When Virtual Crises Turn Real

A run on the bank at the increasingly popular Second Life shows how an online "universe" needs regulation, too. But how to regulate it?

“A Full-Blown Panic”

The Ginko crash demonstrates how risky Second Life markets can be — for virtual investors and potentially for Second Life itself. Many users who chat feverishly in online forums have argued that Ginko was a Ponzi scheme all along, offering ridiculous returns and paying them with other investors’ money. Last Thursday the bank posted a note on its Website acknowledging that its coffers of Linden dollars were empty. A wave of withdrawals led to a “full-blown panic depleting even our last line of cash reserves,” wrote Andre Sanchez, the real-world individual whose avatar is Ginko’s CEO. Now the bank is handing out cheap bonds and asking customers to hold tight until it recovers. Ginko owes upward of $750,000 (yes, real dollars), and some customers who invested heavily — hoping to reap whopping 48 percent annual returns — lost as much as $10,000.

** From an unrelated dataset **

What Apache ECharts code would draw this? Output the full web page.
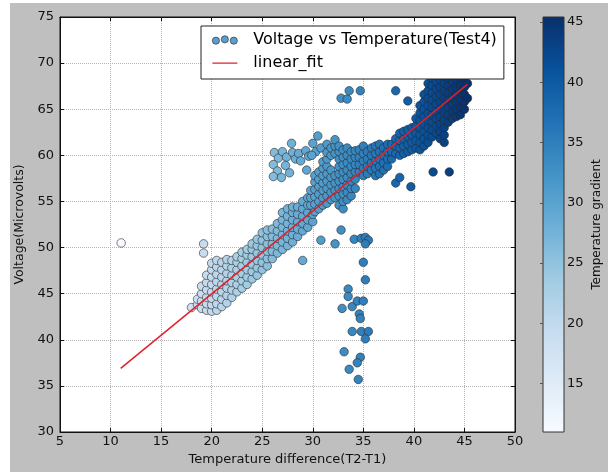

The bank’s collapse came as the Second Life economy was stalling. Users started logging off when they could no longer play poker, baccarat, or slot machines. Banning gambling, which represented up to 15 percent of the Second Life economy, led to a drop-off in usage among Second Life’s nearly 9 million registered “residents,” John Zdanowski, chief financial officer at Linden Lab, told CFO.com in an interview. This was compounded when an avatar staged a heist at Second Life’s World Stock Exchange, an equity market of in-world companies. When an ex-employee of the avatar-run exchange used inside knowledge to steal deposits, several newly listed companies were scared off and users saw how their investments could quickly vanish in a world without regulations.

“There are not regulations because the real world already has regulations and laws,” said Zdanowski, who also runs the Second Life economy. “It’s the responsibility of every individual to make sure they’re complying with their own laws.”

But the medium is kept very open by design to attract users and to encourage innovation. Gartner recently warned that real companies setting up shop in Second Life and other virtual worlds put their brands at risk. Companies from IBM and Wells Fargo to Microsoft, Coca-Cola, and Best Buy have all bought real estate in Second Life, thinking they could attract attention, boost their brands, and benefit from a new advertising “space.” Many, however, have since closed their virtual offices, finding such a Wild West environment too unpredictable and insecure. An anonymous world where anything goes can seem risky for real-world corporations. “It’s all pure acts of faith,” says Robert Freedman, who is writing a book about Second Life business strategies to be published by McGraw-Hill. “There’s no one to be held accountable if something goes wrong.”

Earlier this year in Britain, the Fraud Advisory Panel and the Institute of Chartered Accountants warned that Second Life was rife with risks of credit-card fraud, money laundering, and identity theft, and could even be used by real-life terrorists to mobilize funds or to plan attacks. With $20 million worth of Lindens being exchanged in the second quarter and more than 45,000 profitable Second Life businesses, criminal activities could be hard to track amid the chaos.